What you need to do:
Omit any picture, and return the remaining data exactly as written.
+++
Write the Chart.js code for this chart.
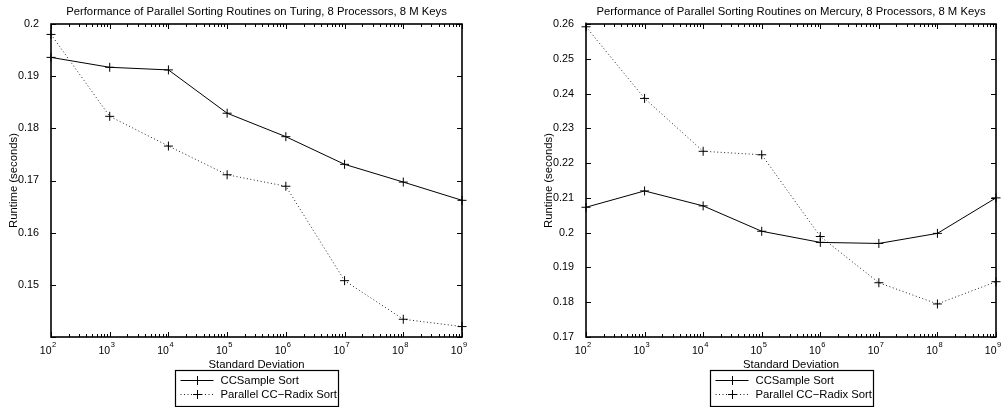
<!DOCTYPE html>
<html>
<head>
<meta charset="utf-8">
<script src="https://cdn.jsdelivr.net/npm/chart.js@4.4.1/dist/chart.umd.min.js"></script>
<style>
  html, body { margin: 0; padding: 0; background: #fff; }
  #wrap { position: relative; width: 1005px; height: 407px; overflow: hidden; }
  canvas { position: absolute; top: 0; }
</style>
</head>
<body>
<div id="wrap">
  <canvas id="turing" width="500" height="407" style="left:0"></canvas>
  <canvas id="mercury" width="505" height="407" style="left:500px"></canvas>
</div>
<script>
// -------------------------------------------------------------
// Data
// -------------------------------------------------------------
const stdDevs = [1e2, 1e3, 1e4, 1e5, 1e6, 1e7, 1e8, 1e9]
const xTickExps = ['2', '3', '4', '5', '6', '7', '8', '9']
const seriesNames = ['CCSample Sort', 'Parallel CC\u2212Radix Sort']

const turingSample = [0.1936, 0.1917, 0.1912, 0.1829, 0.1784, 0.1731, 0.1697, 0.1662]
const turingRadix  = [0.1980, 0.1823, 0.1766, 0.1711, 0.1689, 0.1508, 0.1434, 0.1420]

const mercurySample = [0.2073, 0.2120, 0.2077, 0.2004, 0.1972, 0.1969, 0.1998, 0.2100]
const mercuryRadix  = [0.2592, 0.2386, 0.2234, 0.2224, 0.1989, 0.1856, 0.1795, 0.1859]

const FONT = '"Liberation Sans", Arial, Helvetica, sans-serif'
const TEXT_SIZE = 11.3

// -------------------------------------------------------------
// MATLAB-ish axes: boxed plot, inward ticks, 10^n labels, legend
// -------------------------------------------------------------
const matlabAxes = {
  id: 'matlabAxes',
  afterDraw(chart, args, opts) {
    const ctx = chart.ctx
    const a = chart.chartArea
    const xs = chart.scales.x
    const ys = chart.scales.y
    ctx.save()
    ctx.strokeStyle = '#000'
    ctx.fillStyle = '#000'

    // ticks
    ctx.lineWidth = 1
    ctx.beginPath()
    stdDevs.forEach((v, i) => {
      const px = Math.round(xs.getPixelForValue(v)) + 0.5
      ctx.moveTo(px, a.bottom); ctx.lineTo(px, a.bottom - 5)
      ctx.moveTo(px, a.top); ctx.lineTo(px, a.top + 5)
      if (i === stdDevs.length - 1) return
      for (let k = 2; k <= 9; k++) {
        const mx = Math.round(xs.getPixelForValue(v * k)) + 0.5
        ctx.moveTo(mx, a.bottom); ctx.lineTo(mx, a.bottom - 3)
        ctx.moveTo(mx, a.top); ctx.lineTo(mx, a.top + 3)
      }
    })
    ys.ticks.forEach(t => {
      const py = Math.round(ys.getPixelForValue(t.value)) + 0.5
      ctx.moveTo(a.left, py); ctx.lineTo(a.left + 5, py)
      ctx.moveTo(a.right, py); ctx.lineTo(a.right - 5, py)
    })
    ctx.stroke()

    // box
    ctx.lineWidth = 1.6
    ctx.strokeRect(a.left, a.top, a.right - a.left, a.bottom - a.top)

    // x tick labels 10^n
    stdDevs.forEach((v, i) => {
      const px = xs.getPixelForValue(v)
      ctx.textBaseline = 'middle'
      ctx.font = `10.5px ${FONT}`
      ctx.textAlign = 'right'
      ctx.fillText('10', px + 0.5, a.bottom + 14)
      ctx.font = `7.5px ${FONT}`
      ctx.textAlign = 'left'
      ctx.fillText(xTickExps[i], px + 1, a.bottom + 8)
    })

    // titles
    const cx = (a.left + a.right) / 2
    ctx.font = `${TEXT_SIZE}px ${FONT}`
    ctx.textAlign = 'center'
    ctx.textBaseline = 'middle'
    ctx.fillText(opts.title, cx, 12)
    ctx.fillText('Standard Deviation', cx, a.bottom + 28)
    ctx.save()
    ctx.translate(opts.yTitleX, (a.top + a.bottom) / 2)
    ctx.rotate(-Math.PI / 2)
    ctx.fillText('Runtime (seconds)', 0, 0)
    ctx.restore()

    // legend
    const textW = Math.max(...seriesNames.map(n => ctx.measureText(n).width))
    const boxW = Math.round(45 + textW + 2)
    const boxL = Math.round(cx - boxW / 2) + 0.5
    const boxT = a.bottom + 33.5
    ctx.fillStyle = '#fff'
    ctx.fillRect(boxL, boxT, boxW, 36)
    ctx.lineWidth = 1.2
    ctx.strokeRect(boxL, boxT, boxW, 36)
    chart.data.datasets.forEach((ds, i) => {
      const ry = Math.round(boxT + 9.5 + i * 14) + 0.5
      ctx.lineWidth = 1
      ctx.strokeStyle = ds.borderColor
      ctx.setLineDash(ds.borderDash || [])
      ctx.beginPath()
      ctx.moveTo(boxL + 5, ry); ctx.lineTo(boxL + 38, ry)
      ctx.stroke()
      ctx.setLineDash([])
      ctx.strokeStyle = '#000'
      ctx.beginPath()
      ctx.moveTo(boxL + 22 - 4.5, ry); ctx.lineTo(boxL + 22 + 4.5, ry)
      ctx.moveTo(boxL + 22, ry - 4.5); ctx.lineTo(boxL + 22, ry + 4.5)
      ctx.stroke()
      ctx.fillStyle = '#000'
      ctx.textAlign = 'left'
      ctx.fillText(ds.label, boxL + 45, ry)
    })
    ctx.restore()
  }
}

function series(label, values, dashed) {
  return {
    label,
    data: stdDevs.map((x, i) => ({ x, y: values[i] })),
    borderColor: dashed ? '#222' : '#000',
    borderWidth: 1,
    borderDash: dashed ? [1, 2.5] : [],
    tension: 0,
    clip: false,
    pointStyle: 'cross',
    pointRadius: 4.5,
    pointHoverRadius: 4.5,
    pointBorderColor: '#000',
    pointBorderWidth: 1
  }
}

function makeChart(id, title, sample, radix, yMin, yMax, yAxisW, padRight, yTitleX, hideMinLabel) {
  return new Chart(document.getElementById(id), {
    type: 'line',
    data: {
      datasets: [series(seriesNames[0], sample, false), series(seriesNames[1], radix, true)]
    },
    options: {
      responsive: false,
      devicePixelRatio: 1,
      animation: false,
      events: [],
      layout: { padding: { top: 24, right: padRight, bottom: 0, left: 0 } },
      plugins: {
        legend: { display: false },
        tooltip: { enabled: false },
        matlabAxes: { title, yTitleX }
      },
      scales: {
        x: {
          type: 'logarithmic',
          min: 1e2,
          max: 1e9,
          grid: { display: false },
          border: { display: false },
          ticks: { display: false },
          afterFit: s => { s.height = 70 }
        },
        y: {
          min: yMin,
          max: yMax,
          grid: { display: false },
          border: { display: false },
          ticks: {
            stepSize: 0.01,
            padding: 4,
            color: '#000',
            font: { family: FONT, size: 10.8 },
            callback: v => {
              if (hideMinLabel && Math.abs(v - yMin) < 1e-9) return ''
              return String(Number(v.toFixed(2)))
            }
          },
          afterFit: s => { s.width = yAxisW }
        }
      }
    },
    plugins: [matlabAxes]
  })
}

makeChart('turing', 'Performance of Parallel Sorting Routines on Turing, 8 Processors, 8 M Keys',
  turingSample, turingRadix, 0.14, 0.2, 51, 38, 14, true)
makeChart('mercury', 'Performance of Parallel Sorting Routines on Mercury, 8 Processors, 8 M Keys',
  mercurySample, mercuryRadix, 0.17, 0.26, 86, 9, 49, false)
</script>
</body>
</html>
+++
Exercise response:
Write the Chart.js code for this chart.
<!DOCTYPE html>
<html>
<head>
<meta charset="utf-8">
<script src="https://cdn.jsdelivr.net/npm/chart.js@4.4.1/dist/chart.umd.min.js"></script>
<style>
  html, body { margin: 0; padding: 0; background: #fff; }
  #wrap { position: relative; width: 1005px; height: 407px; overflow: hidden; }
  canvas { position: absolute; top: 0; }
</style>
</head>
<body>
<div id="wrap">
  <canvas id="turing" width="500" height="407" style="left:0"></canvas>
  <canvas id="mercury" width="505" height="407" style="left:500px"></canvas>
</div>
<script>
// -------------------------------------------------------------
// Data
// -------------------------------------------------------------
const stdDevs = [1e2, 1e3, 1e4, 1e5, 1e6, 1e7, 1e8, 1e9]
const xTickExps = ['2', '3', '4', '5', '6', '7', '8', '9']
const seriesNames = ['CCSample Sort', 'Parallel CC\u2212Radix Sort']

const turingSample = [0.1936, 0.1917, 0.1912, 0.1829, 0.1784, 0.1731, 0.1697, 0.1662]
const turingRadix  = [0.1980, 0.1823, 0.1766, 0.1711, 0.1689, 0.1508, 0.1434, 0.1420]

const mercurySample = [0.2073, 0.2120, 0.2077, 0.2004, 0.1972, 0.1969, 0.1998, 0.2100]
const mercuryRadix  = [0.2592, 0.2386, 0.2234, 0.2224, 0.1989, 0.1856, 0.1795, 0.1859]

const FONT = '"Liberation Sans", Arial, Helvetica, sans-serif'
const TEXT_SIZE = 11.3

// -------------------------------------------------------------
// MATLAB-ish axes: boxed plot, inward ticks, 10^n labels, legend
// -------------------------------------------------------------
const matlabAxes = {
  id: 'matlabAxes',
  afterDraw(chart, args, opts) {
    const ctx = chart.ctx
    const a = chart.chartArea
    const xs = chart.scales.x
    const ys = chart.scales.y
    ctx.save()
    ctx.strokeStyle = '#000'
    ctx.fillStyle = '#000'

    // ticks
    ctx.lineWidth = 1
    ctx.beginPath()
    stdDevs.forEach((v, i) => {
      const px = Math.round(xs.getPixelForValue(v)) + 0.5
      ctx.moveTo(px, a.bottom); ctx.lineTo(px, a.bottom - 5)
      ctx.moveTo(px, a.top); ctx.lineTo(px, a.top + 5)
      if (i === stdDevs.length - 1) return
      for (let k = 2; k <= 9; k++) {
        const mx = Math.round(xs.getPixelForValue(v * k)) + 0.5
        ctx.moveTo(mx, a.bottom); ctx.lineTo(mx, a.bottom - 3)
        ctx.moveTo(mx, a.top); ctx.lineTo(mx, a.top + 3)
      }
    })
    ys.ticks.forEach(t => {
      const py = Math.round(ys.getPixelForValue(t.value)) + 0.5
      ctx.moveTo(a.left, py); ctx.lineTo(a.left + 5, py)
      ctx.moveTo(a.right, py); ctx.lineTo(a.right - 5, py)
    })
    ctx.stroke()

    // box
    ctx.lineWidth = 1.6
    ctx.strokeRect(a.left, a.top, a.right - a.left, a.bottom - a.top)

    // x tick labels 10^n
    stdDevs.forEach((v, i) => {
      const px = xs.getPixelForValue(v)
      ctx.textBaseline = 'middle'
      ctx.font = `10.5px ${FONT}`
      ctx.textAlign = 'right'
      ctx.fillText('10', px + 0.5, a.bottom + 14)
      ctx.font = `7.5px ${FONT}`
      ctx.textAlign = 'left'
      ctx.fillText(xTickExps[i], px + 1, a.bottom + 8)
    })

    // titles
    const cx = (a.left + a.right) / 2
    ctx.font = `${TEXT_SIZE}px ${FONT}`
    ctx.textAlign = 'center'
    ctx.textBaseline = 'middle'
    ctx.fillText(opts.title, cx, 12)
    ctx.fillText('Standard Deviation', cx, a.bottom + 28)
    ctx.save()
    ctx.translate(opts.yTitleX, (a.top + a.bottom) / 2)
    ctx.rotate(-Math.PI / 2)
    ctx.fillText('Runtime (seconds)', 0, 0)
    ctx.restore()

    // legend
    const textW = Math.max(...seriesNames.map(n => ctx.measureText(n).width))
    const boxW = Math.round(45 + textW + 2)
    const boxL = Math.round(cx - boxW / 2) + 0.5
    const boxT = a.bottom + 33.5
    ctx.fillStyle = '#fff'
    ctx.fillRect(boxL, boxT, boxW, 36)
    ctx.lineWidth = 1.2
    ctx.strokeRect(boxL, boxT, boxW, 36)
    chart.data.datasets.forEach((ds, i) => {
      const ry = Math.round(boxT + 9.5 + i * 14) + 0.5
      ctx.lineWidth = 1
      ctx.strokeStyle = ds.borderColor
      ctx.setLineDash(ds.borderDash || [])
      ctx.beginPath()
      ctx.moveTo(boxL + 5, ry); ctx.lineTo(boxL + 38, ry)
      ctx.stroke()
      ctx.setLineDash([])
      ctx.strokeStyle = '#000'
      ctx.beginPath()
      ctx.moveTo(boxL + 22 - 4.5, ry); ctx.lineTo(boxL + 22 + 4.5, ry)
      ctx.moveTo(boxL + 22, ry - 4.5); ctx.lineTo(boxL + 22, ry + 4.5)
      ctx.stroke()
      ctx.fillStyle = '#000'
      ctx.textAlign = 'left'
      ctx.fillText(ds.label, boxL + 45, ry)
    })
    ctx.restore()
  }
}

function series(label, values, dashed) {
  return {
    label,
    data: stdDevs.map((x, i) => ({ x, y: values[i] })),
    borderColor: dashed ? '#222' : '#000',
    borderWidth: 1,
    borderDash: dashed ? [1, 2.5] : [],
    tension: 0,
    clip: false,
    pointStyle: 'cross',
    pointRadius: 4.5,
    pointHoverRadius: 4.5,
    pointBorderColor: '#000',
    pointBorderWidth: 1
  }
}

function makeChart(id, title, sample, radix, yMin, yMax, yAxisW, padRight, yTitleX, hideMinLabel) {
  return new Chart(document.getElementById(id), {
    type: 'line',
    data: {
      datasets: [series(seriesNames[0], sample, false), series(seriesNames[1], radix, true)]
    },
    options: {
      responsive: false,
      devicePixelRatio: 1,
      animation: false,
      events: [],
      layout: { padding: { top: 24, right: padRight, bottom: 0, left: 0 } },
      plugins: {
        legend: { display: false },
        tooltip: { enabled: false },
        matlabAxes: { title, yTitleX }
      },
      scales: {
        x: {
          type: 'logarithmic',
          min: 1e2,
          max: 1e9,
          grid: { display: false },
          border: { display: false },
          ticks: { display: false },
          afterFit: s => { s.height = 70 }
        },
        y: {
          min: yMin,
          max: yMax,
          grid: { display: false },
          border: { display: false },
          ticks: {
            stepSize: 0.01,
            padding: 4,
            color: '#000',
            font: { family: FONT, size: 10.8 },
            callback: v => {
              if (hideMinLabel && Math.abs(v - yMin) < 1e-9) return ''
              return String(Number(v.toFixed(2)))
            }
          },
          afterFit: s => { s.width = yAxisW }
        }
      }
    },
    plugins: [matlabAxes]
  })
}

makeChart('turing', 'Performance of Parallel Sorting Routines on Turing, 8 Processors, 8 M Keys',
  turingSample, turingRadix, 0.14, 0.2, 51, 38, 14, true)
makeChart('mercury', 'Performance of Parallel Sorting Routines on Mercury, 8 Processors, 8 M Keys',
  mercurySample, mercuryRadix, 0.17, 0.26, 86, 9, 49, false)
</script>
</body>
</html>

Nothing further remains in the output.